**WHAT IS EXPECTED:** Only the lines from the start of the material through the line containing "(393,0) rectangle (664,710);" are to be extracted, exactly as they appear.
::::
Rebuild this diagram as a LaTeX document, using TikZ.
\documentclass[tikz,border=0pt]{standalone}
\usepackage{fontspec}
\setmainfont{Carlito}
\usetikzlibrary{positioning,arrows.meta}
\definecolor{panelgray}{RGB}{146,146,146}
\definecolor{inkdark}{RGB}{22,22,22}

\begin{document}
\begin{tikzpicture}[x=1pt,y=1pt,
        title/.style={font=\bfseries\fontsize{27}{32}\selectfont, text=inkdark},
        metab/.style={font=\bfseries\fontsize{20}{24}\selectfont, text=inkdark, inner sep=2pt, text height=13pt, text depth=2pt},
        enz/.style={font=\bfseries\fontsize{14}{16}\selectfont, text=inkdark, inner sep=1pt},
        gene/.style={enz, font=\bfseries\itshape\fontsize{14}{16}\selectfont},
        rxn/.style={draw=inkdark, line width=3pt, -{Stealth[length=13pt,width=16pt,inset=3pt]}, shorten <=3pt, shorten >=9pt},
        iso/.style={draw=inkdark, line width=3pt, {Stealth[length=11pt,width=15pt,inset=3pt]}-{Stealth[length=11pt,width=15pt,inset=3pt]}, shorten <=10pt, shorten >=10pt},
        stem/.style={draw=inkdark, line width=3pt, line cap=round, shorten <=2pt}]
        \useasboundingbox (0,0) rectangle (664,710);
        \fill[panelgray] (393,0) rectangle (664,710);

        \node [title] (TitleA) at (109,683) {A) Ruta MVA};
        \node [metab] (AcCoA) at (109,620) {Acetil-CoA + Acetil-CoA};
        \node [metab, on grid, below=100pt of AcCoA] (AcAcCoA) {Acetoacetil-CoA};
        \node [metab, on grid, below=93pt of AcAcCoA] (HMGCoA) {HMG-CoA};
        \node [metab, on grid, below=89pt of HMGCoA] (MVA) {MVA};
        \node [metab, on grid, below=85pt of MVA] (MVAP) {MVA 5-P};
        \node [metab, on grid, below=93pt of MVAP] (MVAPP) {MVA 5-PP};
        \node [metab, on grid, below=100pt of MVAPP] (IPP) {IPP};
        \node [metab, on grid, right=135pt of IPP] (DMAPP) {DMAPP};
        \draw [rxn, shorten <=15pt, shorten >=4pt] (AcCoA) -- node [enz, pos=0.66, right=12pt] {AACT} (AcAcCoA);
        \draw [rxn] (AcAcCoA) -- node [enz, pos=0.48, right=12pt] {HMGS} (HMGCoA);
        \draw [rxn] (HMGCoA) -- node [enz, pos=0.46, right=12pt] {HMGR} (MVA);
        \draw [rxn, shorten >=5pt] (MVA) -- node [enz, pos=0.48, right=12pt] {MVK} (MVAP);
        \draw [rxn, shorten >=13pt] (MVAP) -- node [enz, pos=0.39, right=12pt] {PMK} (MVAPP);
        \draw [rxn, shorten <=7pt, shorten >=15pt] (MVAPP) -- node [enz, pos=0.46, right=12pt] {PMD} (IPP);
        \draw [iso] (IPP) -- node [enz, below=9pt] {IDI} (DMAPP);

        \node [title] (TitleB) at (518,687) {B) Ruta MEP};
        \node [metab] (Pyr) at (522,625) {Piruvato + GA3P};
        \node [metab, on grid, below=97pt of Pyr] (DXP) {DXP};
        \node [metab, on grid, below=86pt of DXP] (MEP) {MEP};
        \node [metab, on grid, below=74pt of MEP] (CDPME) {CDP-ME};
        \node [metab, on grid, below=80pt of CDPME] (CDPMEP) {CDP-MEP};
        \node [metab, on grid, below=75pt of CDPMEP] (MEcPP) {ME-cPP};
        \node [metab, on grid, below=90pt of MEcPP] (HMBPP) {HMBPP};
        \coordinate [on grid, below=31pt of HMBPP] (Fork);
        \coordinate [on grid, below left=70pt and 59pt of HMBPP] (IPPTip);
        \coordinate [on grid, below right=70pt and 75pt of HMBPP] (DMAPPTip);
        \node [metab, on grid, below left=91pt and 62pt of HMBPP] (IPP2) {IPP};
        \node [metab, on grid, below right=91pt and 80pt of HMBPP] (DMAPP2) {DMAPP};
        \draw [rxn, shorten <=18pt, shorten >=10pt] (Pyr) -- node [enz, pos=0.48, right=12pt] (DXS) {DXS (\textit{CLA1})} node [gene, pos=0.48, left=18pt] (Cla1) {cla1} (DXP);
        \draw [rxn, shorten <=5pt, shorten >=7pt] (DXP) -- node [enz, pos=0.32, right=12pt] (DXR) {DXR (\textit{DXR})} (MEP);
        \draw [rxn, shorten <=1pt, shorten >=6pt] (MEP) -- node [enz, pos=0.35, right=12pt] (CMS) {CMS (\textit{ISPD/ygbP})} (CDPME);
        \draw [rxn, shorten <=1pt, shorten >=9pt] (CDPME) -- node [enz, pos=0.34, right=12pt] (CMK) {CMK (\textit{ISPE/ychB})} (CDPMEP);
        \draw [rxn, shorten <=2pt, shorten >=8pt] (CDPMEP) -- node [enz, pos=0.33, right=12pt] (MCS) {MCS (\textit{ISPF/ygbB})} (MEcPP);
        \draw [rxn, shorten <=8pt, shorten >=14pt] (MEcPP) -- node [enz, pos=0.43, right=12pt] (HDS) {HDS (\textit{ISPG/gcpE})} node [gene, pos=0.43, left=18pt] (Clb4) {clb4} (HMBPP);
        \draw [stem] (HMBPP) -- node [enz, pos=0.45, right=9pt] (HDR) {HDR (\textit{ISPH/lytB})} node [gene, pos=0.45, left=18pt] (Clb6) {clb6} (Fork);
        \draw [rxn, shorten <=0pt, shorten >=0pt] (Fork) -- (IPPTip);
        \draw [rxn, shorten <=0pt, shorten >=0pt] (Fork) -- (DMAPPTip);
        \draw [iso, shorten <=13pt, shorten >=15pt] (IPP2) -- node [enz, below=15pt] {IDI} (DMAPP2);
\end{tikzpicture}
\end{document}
::::
**WRITTEN RESPONSE:**
Rebuild this diagram as a LaTeX document, using TikZ.
\documentclass[tikz,border=0pt]{standalone}
\usepackage{fontspec}
\setmainfont{Carlito}
\usetikzlibrary{positioning,arrows.meta}
\definecolor{panelgray}{RGB}{146,146,146}
\definecolor{inkdark}{RGB}{22,22,22}

\begin{document}
\begin{tikzpicture}[x=1pt,y=1pt,
        title/.style={font=\bfseries\fontsize{27}{32}\selectfont, text=inkdark},
        metab/.style={font=\bfseries\fontsize{20}{24}\selectfont, text=inkdark, inner sep=2pt, text height=13pt, text depth=2pt},
        enz/.style={font=\bfseries\fontsize{14}{16}\selectfont, text=inkdark, inner sep=1pt},
        gene/.style={enz, font=\bfseries\itshape\fontsize{14}{16}\selectfont},
        rxn/.style={draw=inkdark, line width=3pt, -{Stealth[length=13pt,width=16pt,inset=3pt]}, shorten <=3pt, shorten >=9pt},
        iso/.style={draw=inkdark, line width=3pt, {Stealth[length=11pt,width=15pt,inset=3pt]}-{Stealth[length=11pt,width=15pt,inset=3pt]}, shorten <=10pt, shorten >=10pt},
        stem/.style={draw=inkdark, line width=3pt, line cap=round, shorten <=2pt}]
        \useasboundingbox (0,0) rectangle (664,710);
        \fill[panelgray] (393,0) rectangle (664,710);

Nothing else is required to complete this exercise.